EXERCISE:
Exactly as written, write out the lines below from the first to the one containing "return (T + H - (y - OFF)) / H", inclusive. Pictures do not belong in the copy.

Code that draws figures
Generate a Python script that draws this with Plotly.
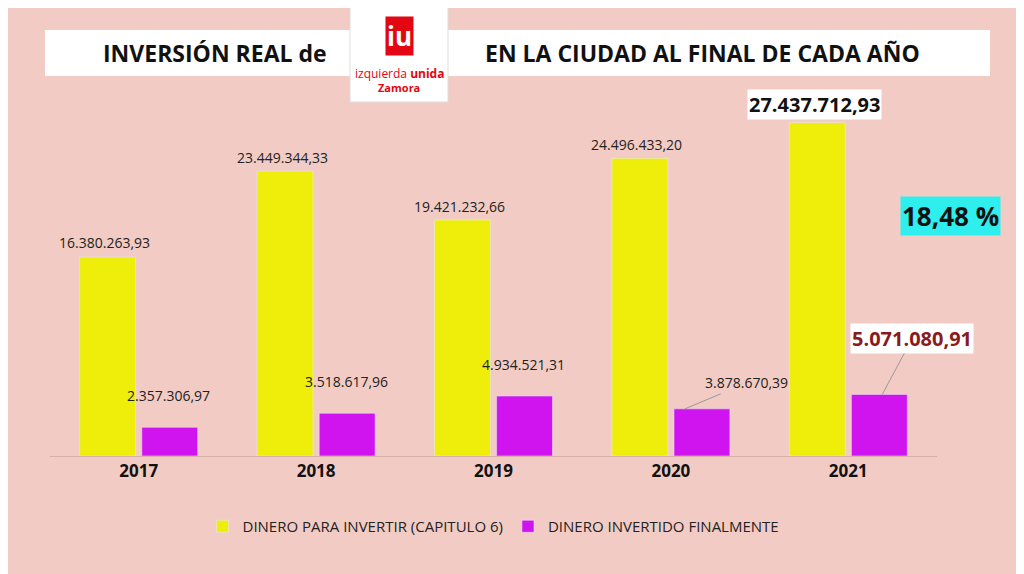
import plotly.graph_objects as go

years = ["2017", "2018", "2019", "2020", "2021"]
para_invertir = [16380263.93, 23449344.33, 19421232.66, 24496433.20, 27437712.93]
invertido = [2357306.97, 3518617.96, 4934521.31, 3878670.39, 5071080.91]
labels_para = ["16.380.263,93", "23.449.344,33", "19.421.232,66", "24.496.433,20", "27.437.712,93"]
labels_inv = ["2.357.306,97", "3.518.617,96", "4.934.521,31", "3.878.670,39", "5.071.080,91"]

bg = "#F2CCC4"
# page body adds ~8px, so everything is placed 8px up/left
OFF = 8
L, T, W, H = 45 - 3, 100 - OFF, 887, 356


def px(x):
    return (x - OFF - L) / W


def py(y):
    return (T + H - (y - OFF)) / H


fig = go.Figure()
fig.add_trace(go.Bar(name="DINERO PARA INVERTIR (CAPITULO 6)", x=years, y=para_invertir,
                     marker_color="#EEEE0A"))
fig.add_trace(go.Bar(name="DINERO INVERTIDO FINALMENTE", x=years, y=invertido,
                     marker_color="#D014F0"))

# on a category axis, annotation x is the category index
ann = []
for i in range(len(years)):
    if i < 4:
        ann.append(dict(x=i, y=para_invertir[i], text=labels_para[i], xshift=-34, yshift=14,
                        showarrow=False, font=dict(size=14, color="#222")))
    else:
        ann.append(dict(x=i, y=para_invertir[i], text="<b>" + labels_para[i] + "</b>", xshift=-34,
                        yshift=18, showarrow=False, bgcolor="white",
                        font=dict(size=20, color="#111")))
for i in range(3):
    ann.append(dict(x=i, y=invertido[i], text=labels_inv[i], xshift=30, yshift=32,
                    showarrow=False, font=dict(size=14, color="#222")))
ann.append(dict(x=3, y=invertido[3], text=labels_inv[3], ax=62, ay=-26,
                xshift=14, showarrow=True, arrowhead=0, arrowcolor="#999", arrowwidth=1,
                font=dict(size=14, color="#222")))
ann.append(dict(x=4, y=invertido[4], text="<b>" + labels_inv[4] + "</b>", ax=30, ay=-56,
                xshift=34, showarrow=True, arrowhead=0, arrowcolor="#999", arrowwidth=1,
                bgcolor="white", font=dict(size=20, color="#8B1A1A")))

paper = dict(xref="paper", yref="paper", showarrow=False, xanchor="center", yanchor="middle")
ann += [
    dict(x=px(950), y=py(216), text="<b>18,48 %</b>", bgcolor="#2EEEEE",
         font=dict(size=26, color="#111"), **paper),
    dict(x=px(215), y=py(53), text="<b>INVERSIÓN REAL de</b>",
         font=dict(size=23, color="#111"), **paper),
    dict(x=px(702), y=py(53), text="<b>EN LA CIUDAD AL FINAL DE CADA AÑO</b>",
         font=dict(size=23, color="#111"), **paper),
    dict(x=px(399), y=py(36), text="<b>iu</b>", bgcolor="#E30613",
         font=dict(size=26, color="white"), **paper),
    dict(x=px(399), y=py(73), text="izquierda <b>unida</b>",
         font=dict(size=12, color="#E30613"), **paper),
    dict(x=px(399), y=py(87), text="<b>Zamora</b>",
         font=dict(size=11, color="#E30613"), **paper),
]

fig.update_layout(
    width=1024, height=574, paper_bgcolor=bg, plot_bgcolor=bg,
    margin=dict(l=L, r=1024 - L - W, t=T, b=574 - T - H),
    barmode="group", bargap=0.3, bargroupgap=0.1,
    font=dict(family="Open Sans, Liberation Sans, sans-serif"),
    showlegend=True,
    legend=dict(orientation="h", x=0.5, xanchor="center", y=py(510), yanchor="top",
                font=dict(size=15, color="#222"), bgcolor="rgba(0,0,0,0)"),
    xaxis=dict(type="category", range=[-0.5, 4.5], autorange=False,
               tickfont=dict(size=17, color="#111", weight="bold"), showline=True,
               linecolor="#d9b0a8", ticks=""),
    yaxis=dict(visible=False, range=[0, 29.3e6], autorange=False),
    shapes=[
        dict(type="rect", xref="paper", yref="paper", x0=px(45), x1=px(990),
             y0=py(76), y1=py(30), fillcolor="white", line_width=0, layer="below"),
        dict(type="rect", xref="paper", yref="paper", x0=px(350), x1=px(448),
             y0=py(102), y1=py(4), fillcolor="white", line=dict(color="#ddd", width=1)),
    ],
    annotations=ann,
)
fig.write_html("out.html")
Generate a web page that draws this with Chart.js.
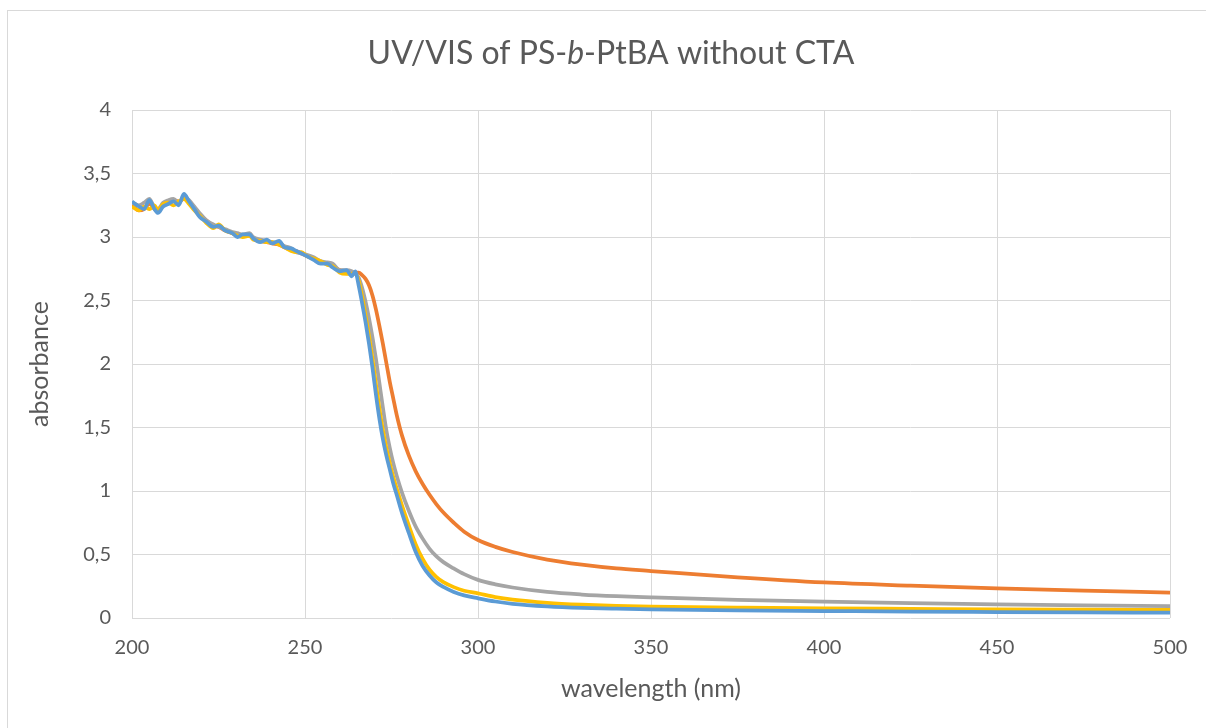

PROBLEM SOLUTION:
Generate a Python script that draws this with Plotly.
import plotly.graph_objects as go

years = ["2017", "2018", "2019", "2020", "2021"]
para_invertir = [16380263.93, 23449344.33, 19421232.66, 24496433.20, 27437712.93]
invertido = [2357306.97, 3518617.96, 4934521.31, 3878670.39, 5071080.91]
labels_para = ["16.380.263,93", "23.449.344,33", "19.421.232,66", "24.496.433,20", "27.437.712,93"]
labels_inv = ["2.357.306,97", "3.518.617,96", "4.934.521,31", "3.878.670,39", "5.071.080,91"]

bg = "#F2CCC4"
# page body adds ~8px, so everything is placed 8px up/left
OFF = 8
L, T, W, H = 45 - 3, 100 - OFF, 887, 356


def px(x):
    return (x - OFF - L) / W


def py(y):
    return (T + H - (y - OFF)) / H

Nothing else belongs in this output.